The committee discussed options for reforming the Port Authority, including Weinberg’s bill to subject the agency to New York’s Freedom of Information Law and New Jersey’s Open Public Records Act. Weinberg cited the fact that the agency only decided to consider renovation for the Port Authority Bus Terminal once commuters made public complaints.
Criticizing the group for failing to address the dilapidated terminal and the stalled Gateway Project, Weinberg said that “the two most important capital expenditures and investments for the future of the Port Authority were somehow left out.”
“It surely never made it into the capital plan, and certainly wan’t a topic of conversation,” she said. “I have no trust in the kind of structure that is built into it, and the people who were appointed there as commissioners. They sat there through all of this, and to this day I haven’t heard too many public comments about anything that went on or why this bus terminal was allowed to fall into the kind of disrepair that it was allowed to fall into,” she said.

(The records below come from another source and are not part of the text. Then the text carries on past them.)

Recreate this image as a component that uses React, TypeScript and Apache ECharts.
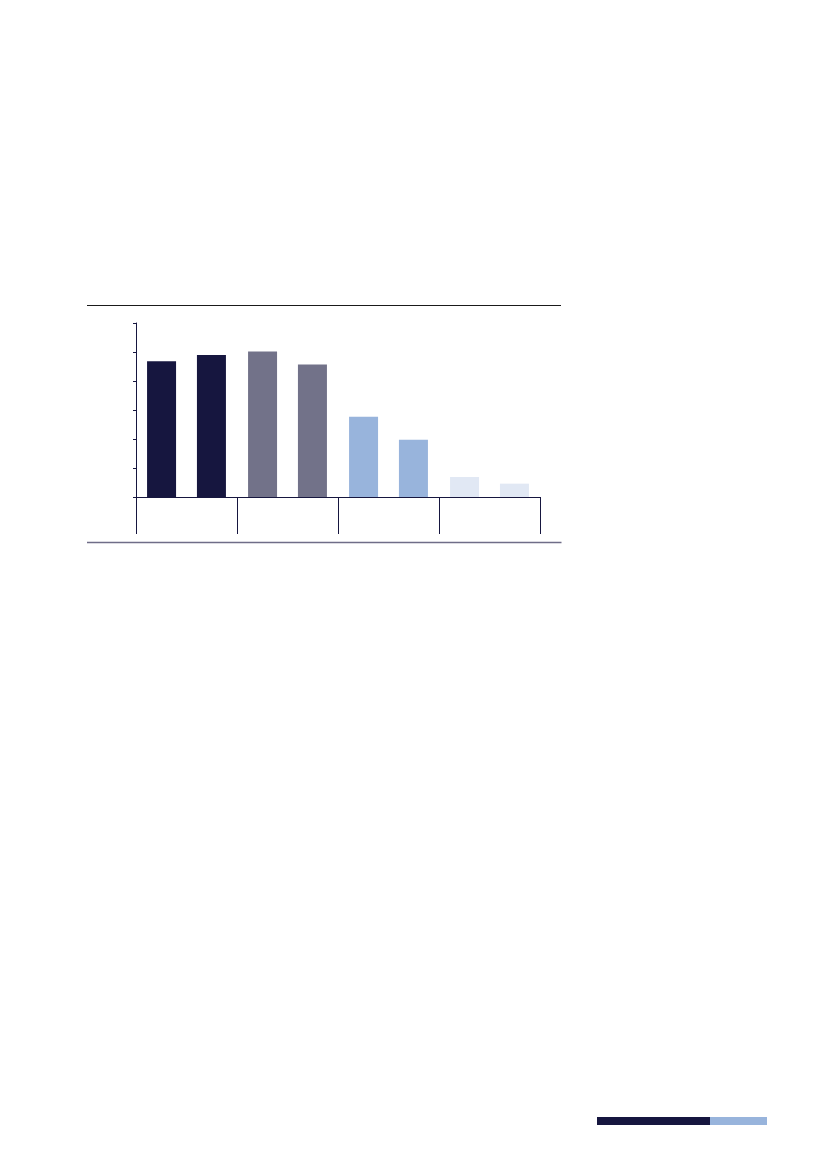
import { useEffect, useRef } from 'react';
import * as echarts from 'echarts';

// four groups, two bars each (no labels shown in the figure)
const categories = ['1', '2', '3', '4'];
const firstBar = [4.68, 5.02, 2.77, 0.69];
const secondBar = [4.9, 4.57, 1.97, 0.46];
const groupColors = ['#16163f', '#727289', '#98b4dc', '#e1e8f4'];
const yTicks = { min: 0, max: 6, interval: 1 };

const W = 827;
const H = 1169;

export default function App() {
  const chartRef = useRef<HTMLDivElement>(null);

  useEffect(() => {
    if (!chartRef.current) return;
    const chart = echarts.init(chartRef.current, undefined, { renderer: 'svg' });

    const barData = (vals: number[]) =>
      vals.map((v, i) => ({ value: v, itemStyle: { color: groupColors[i] } }));

    chart.setOption({
      animation: false,
      grid: { left: 136, top: 323, right: W - 540, bottom: H - 497 },
      xAxis: {
        type: 'category',
        data: categories,
        axisLine: { lineStyle: { color: '#16163f', width: 1 } },
        axisTick: { show: true, length: 37, lineStyle: { color: '#16163f', width: 1 } },
        axisLabel: { show: false },
        splitLine: { show: false },
      },
      yAxis: {
        type: 'value',
        ...yTicks,
        axisLine: { show: true, lineStyle: { color: '#16163f', width: 1 } },
        axisTick: { show: true, length: 3, lineStyle: { color: '#16163f' } },
        axisLabel: { show: false },
        splitLine: { show: false },
      },
      series: [
        { type: 'bar', data: barData(firstBar), barWidth: 29, barGap: '72%' },
        { type: 'bar', data: barData(secondBar), barWidth: 29, barGap: '72%' },
      ],
      graphic: [
        {
          type: 'line',
          shape: { x1: 87, y1: 305.5, x2: 561, y2: 305.5 },
          style: { stroke: '#1a1a1a', lineWidth: 1 },
        },
        {
          type: 'line',
          shape: { x1: 87, y1: 542.5, x2: 561.5, y2: 542.5 },
          style: { stroke: '#6f6d88', lineWidth: 1.5 },
        },
        {
          type: 'rect',
          shape: { x: 597, y: 1117, width: 113, height: 8 },
          style: { fill: '#16163f' },
        },
        {
          type: 'rect',
          shape: { x: 710, y: 1117, width: 57, height: 8 },
          style: { fill: '#98b4dc' },
        },
      ],
    });

    return () => {
      chart.dispose();
    };
  }, []);

  return (
    <div
      ref={chartRef}
      style={{ position: 'fixed', left: 0, top: 0, width: W, height: H, background: '#fff' }}
    />
  );
}
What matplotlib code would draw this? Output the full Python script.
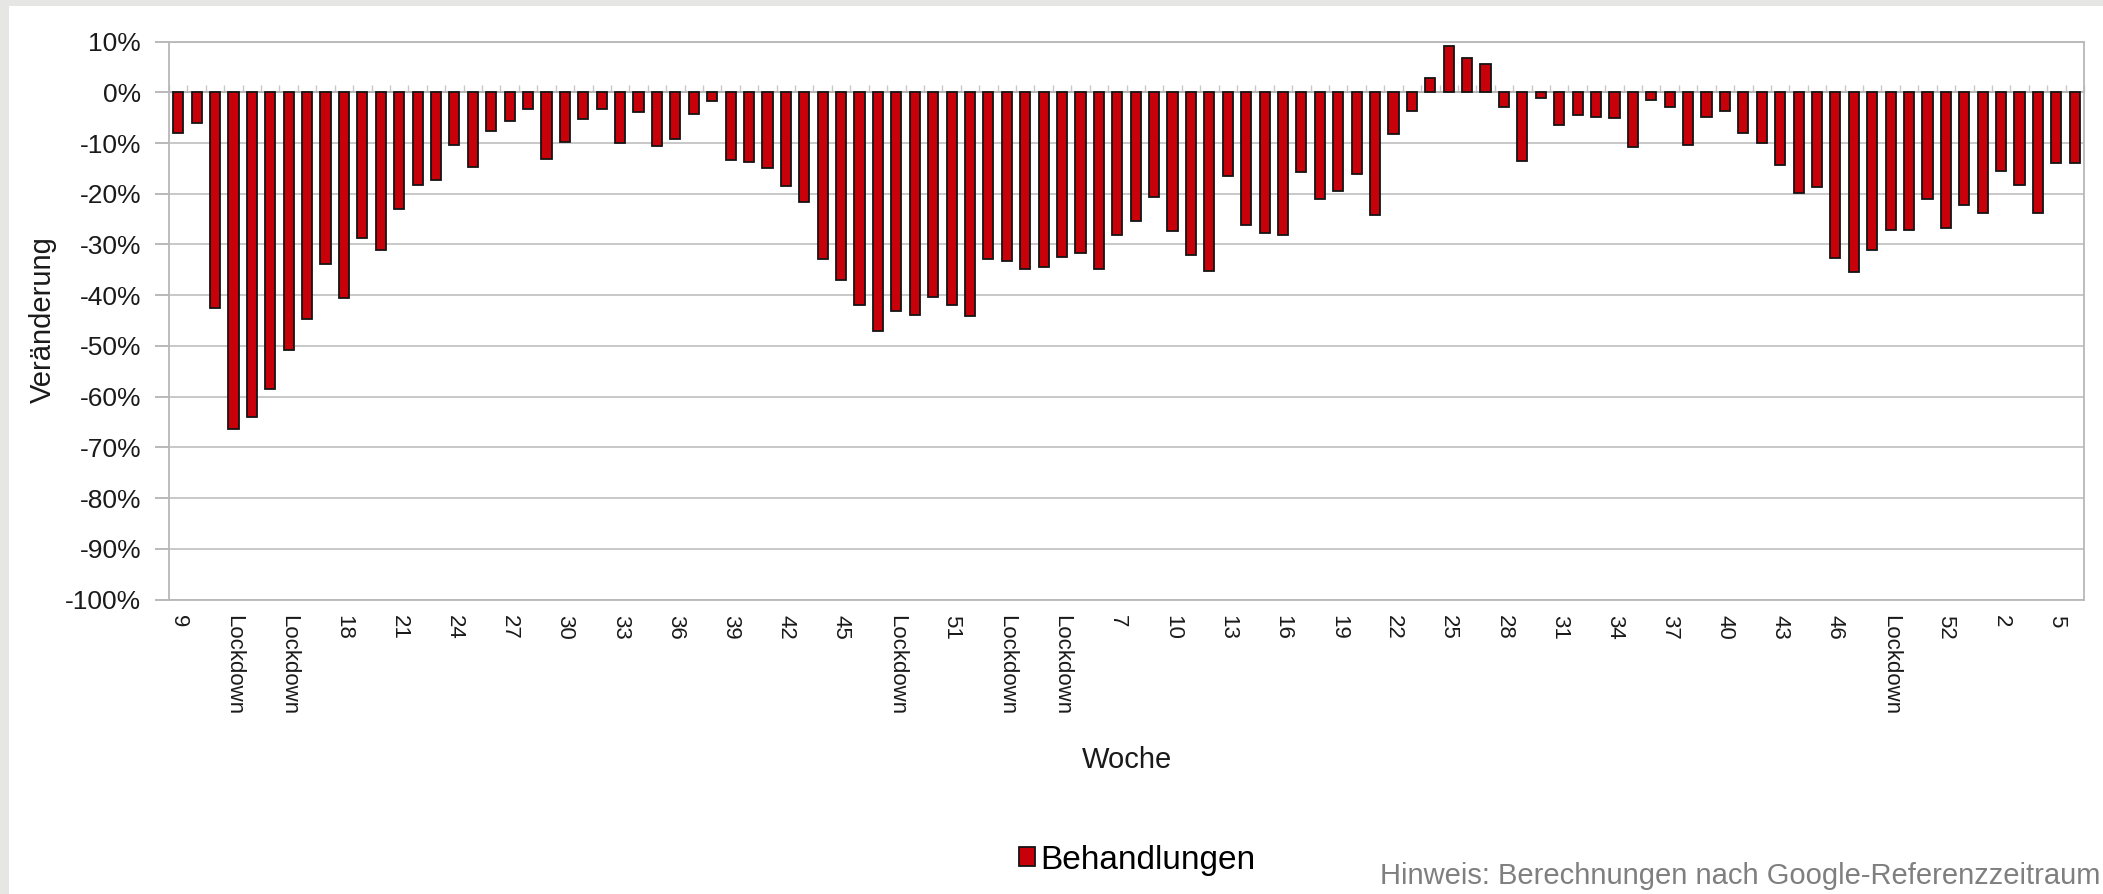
import numpy as np
import matplotlib.pyplot as plt
from matplotlib.patches import Rectangle

plt.rcParams['font.family'] = ['Liberation Sans', 'DejaVu Sans']

# Veränderung der Behandlungen je Woche (in %), Woche 9/2020 bis 6/2022
werte = [
    -8.0, -6.0, -42.6, -66.4, -64.0, -58.5, -50.9, -44.6, -33.8, -40.6,
    -28.7, -31.1, -23.0, -18.3, -17.2, -10.4, -14.8, -7.6, -5.6, -3.2,
    -13.2, -9.7, -5.2, -3.2, -10.0, -3.8, -10.5, -9.2, -4.3, -1.8,
    -13.4, -13.8, -15.0, -18.5, -21.7, -32.8, -37.1, -41.9, -47.1, -43.2,
    -43.9, -40.3, -41.9, -44.2, -32.8, -33.2, -34.8, -34.4, -32.5, -31.6,
    -34.8, -28.1, -25.3, -20.6, -27.3, -32.1, -35.2, -16.5, -26.1, -27.7,
    -28.1, -15.8, -21.0, -19.4, -16.2, -24.1, -8.3, -3.6, 2.8, 9.2,
    6.8, 5.6, -2.8, -13.6, -1.2, -6.4, -4.4, -4.8, -5.1, -10.8,
    -1.6, -2.8, -10.4, -4.8, -3.6, -8.0, -10.0, -14.3, -19.9, -18.7,
    -32.6, -35.4, -31.0, -27.1, -27.1, -21.1, -26.7, -22.3, -23.8, -15.6,
    -18.3, -23.8, -13.9, -13.9,
]

# Beschriftung jeder dritten Woche
beschriftung = [
    "9", "Lockdown", "Lockdown", "18", "21", "24", "27", "30", "33", "36",
    "39", "42", "45", "Lockdown", "51", "Lockdown", "Lockdown", "7", "10", "13",
    "16", "19", "22", "25", "28", "31", "34", "37", "40", "43",
    "46", "Lockdown", "52", "2", "5",
]

W, H = 2103, 894
fig = plt.figure(figsize=(W / 100, H / 100), dpi=100)
fig.patch.set_facecolor('#e6e6e4')
# weisser Hintergrund (grauer Rand oben und links)
fig.patches.append(Rectangle((9 / W, 0), 1, 1 - 6 / H, transform=fig.transFigure,
                             facecolor='white', edgecolor='none', zorder=-1))

ax = fig.add_axes([169 / W, 1 - 599.5 / H, (2084 - 169) / W, (599.5 - 41.6) / H])
ax.set_zorder(1)
x = np.arange(len(werte))
ax.bar(x, werte, width=0.55, color='#c8000a', edgecolor='#141414', linewidth=1.3,
       label='Behandlungen', zorder=3)

ax.set_xlim(-0.5, len(werte) - 0.5)
ax.set_ylim(-100, 10)
ax.set_yticks(np.arange(-100, 11, 10))
ax.set_yticklabels([f"{v}%" for v in range(-100, 11, 10)], fontsize=19)
ax.yaxis.grid(True, color='#c4c4c4', linewidth=1.3, zorder=0)
ax.set_axisbelow(True)

ax.set_xticks(x[::3])
ax.set_xticklabels(beschriftung, rotation=-90, fontsize=16, va='top', ha='center')
ax.tick_params(axis='x', length=0, pad=11, colors='#1a1a1a')
ax.tick_params(axis='y', length=10, width=1.3, color='#b3b3b3', pad=10, labelcolor='#1a1a1a')

for s in ax.spines.values():
    s.set_color('#b8b8b8')
    s.set_linewidth(1.3)

# x-Achse bei 0% mit kleinen Teilstrichen zwischen den Wochen
ax.axhline(0, color='#b3b3b3', linewidth=1.3, zorder=2)
null_pos = (0 - (-100)) / 110
sec = ax.secondary_xaxis(null_pos)
sec.set_xticks(np.arange(-0.5, len(werte), 1))
sec.set_xticklabels([])
sec.tick_params(axis='x', direction='out', length=5, width=1, color='#c8c8c8')
sec.spines['bottom'].set_visible(False)
sec.spines['top'].set_visible(False)

fig.text(43 / W, 1 - 320 / H, "Veränderung", rotation=90, ha='center', va='center',
         fontsize=21, color='#1a1a1a')
fig.text((169 + 2084) / 2 / W, 1 - 760 / H, "Woche", ha='center', va='center',
         fontsize=21, color='#1a1a1a')

leg = fig.legend(loc='center', bbox_to_anchor=(1137 / W, 1 - 860 / H), frameon=False,
                 fontsize=24, handlelength=0.5, handleheight=0.5, handletextpad=0.15)

fig.text(2100 / W, 1 - 876 / H, "Hinweis: Berechnungen nach Google-Referenzzeitraum",
         ha='right', va='center', fontsize=21, color='#7f7f7f')

fig.savefig('out.png', dpi=100, facecolor=fig.get_facecolor())
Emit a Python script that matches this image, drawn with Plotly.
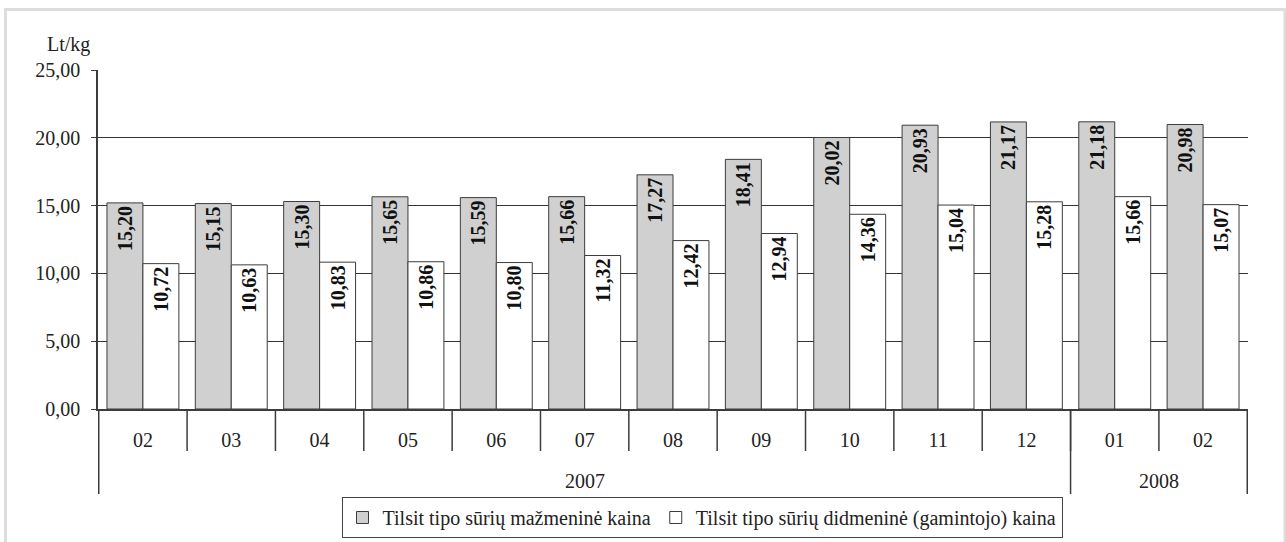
import plotly.graph_objects as go

months = ["02", "03", "04", "05", "06", "07", "08", "09", "10", "11", "12", "01", "02"]
years = ["2007"] * 11 + ["2008"] * 2
retail = [15.20, 15.15, 15.30, 15.65, 15.59, 15.66, 17.27, 18.41, 20.02, 20.93, 21.17, 21.18, 20.98]
wholesale = [10.72, 10.63, 10.83, 10.86, 10.80, 11.32, 12.42, 12.94, 14.36, 15.04, 15.28, 15.66, 15.07]
name_retail = "Tilsit tipo sūrių mažmeninė kaina"
name_whole = "Tilsit tipo sūrių didmeninė (gamintojo) kaina"

FONT = "Liberation Serif, Times New Roman, serif"
FS = 20
W, H = 1286, 542
L, R, T, B = 98, 38, 70, 133
pw, ph = W - L - R, H - T - B
LINE = "#3c3c3c"
TXT = "#222222"

keys = [f"{y}-{m}" for y, m in zip(years, months)]

fig = go.Figure()
for name, vals, color in [(name_retail, retail, "#d0d0d0"), (name_whole, wholesale, "#ffffff")]:
    fig.add_trace(go.Bar(
        x=keys, y=vals, name=name,
        marker=dict(color=color, line=dict(color=LINE, width=1)),
        text=[f"{v:.2f}".replace(".", ",") for v in vals],
        textposition="inside", insidetextanchor="end", textangle=-90,
        textfont=dict(family=FONT, size=FS, color="#111111", weight="bold"),
    ))

def px_x(p):
    return (p - L) / pw

def px_y(p):
    return (H - B - p) / ph

shapes = [dict(type="rect", xref="paper", yref="paper",
               x0=px_x(5.5), x1=px_x(1285), y0=px_y(560), y1=px_y(9.5),
               line=dict(color="#dddddd", width=3), layer="below")]
# month boundaries
for i in range(1, len(keys)):
    shapes.append(dict(type="line", xref="x", yref="paper", x0=i - 0.5, x1=i - 0.5,
                       y0=0, y1=px_y(451), line=dict(color=LINE, width=1.5)))
# year boundaries
year_names = []
for y in years:
    if y not in year_names:
        year_names.append(y)
bounds = [-0.5]
for yn in year_names:
    bounds.append(bounds[-1] + years.count(yn))
for b in bounds:
    shapes.append(dict(type="line", xref="x", yref="paper", x0=b, x1=b,
                       y0=0, y1=px_y(494), line=dict(color=LINE, width=1.5)))

annotations = [dict(text="Lt/kg", xref="paper", yref="paper", x=px_x(68), y=px_y(45),
                    xanchor="center", yanchor="middle", showarrow=False,
                    font=dict(family=FONT, size=FS, color=TXT))]
for yn, b0, b1 in zip(year_names, bounds[:-1], bounds[1:]):
    annotations.append(dict(text=yn, xref="x", yref="paper", x=(b0 + b1) / 2, y=px_y(481),
                            xanchor="center", yanchor="middle", showarrow=False,
                            font=dict(family=FONT, size=FS, color=TXT)))

fig.update_layout(
    width=W, height=H,
    margin=dict(l=L, r=R, t=T, b=B),
    paper_bgcolor="white", plot_bgcolor="white",
    barmode="group", bargap=0.186, bargroupgap=0,
    separators=", ",
    font=dict(family=FONT, size=FS, color=TXT),
    showlegend=True,
    legend=dict(orientation="h", xref="container", yref="container",
                x=702 / W, xanchor="center", y=1 - 497 / H, yanchor="top",
                bordercolor="#444444", borderwidth=1, font=dict(family=FONT, size=FS, color=TXT),
                itemwidth=30, traceorder="normal", tracegroupgap=0),
    uniformtext=dict(minsize=10, mode="show"),
    shapes=shapes,
    annotations=annotations,
)
fig.update_yaxes(range=[0, 25], dtick=5, tickformat=".2f", showgrid=True,
                 gridcolor="#333333", gridwidth=1, showline=True, linecolor=LINE,
                 linewidth=1.5, ticks="outside", ticklen=5, tickcolor=LINE,
                 ticklabelstandoff=7, zeroline=False, automargin=False,
                 tickfont=dict(family=FONT, size=FS, color=TXT))
fig.update_xaxes(type="category", tickvals=keys, ticktext=months, showline=True,
                 linecolor=LINE, linewidth=1.5, ticks="", ticklabelstandoff=12,
                 automargin=False, tickfont=dict(family=FONT, size=FS, color=TXT))

fig.write_html("out.html", config={"displayModeBar": False},
               post_script="document.body.style.margin='0';")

“Every single one of them, from commissioners to the executive director, had opportunities to move ahead, to find out what really went on there, and none of them chose to rise to that responsibility,” said Weinberg of the Bridgegate investigation.
“I don’t think there were any heroes in the drama than took place in September of 2013,” she added.
Regional Plan Association President Tom Wright shared Weinberg’s distrust of having the governors of New Jersey and New York as closely involved in the Port Authority’s operations as they have been in the past.
“More than any other single recommendation, I believe that restoring the position and integrity of a strong CEO who reports to the board of the Port Authority, not to either governor, is the most important single reform that can be undertaken,” said Wright.
Wright did say that he disagreed with the terms of Weinberg’s bill in that they require the Port Authority to report to the legislature, an arrangement that he argued would be an opportunity for more corruption down the line.
Speakers before the committee also discussed long-term transportation infrastructure projects like extending the PATH train to Newark and constructing a replacement for the Port Authority bus terminal rather than making repairs to the existing structure.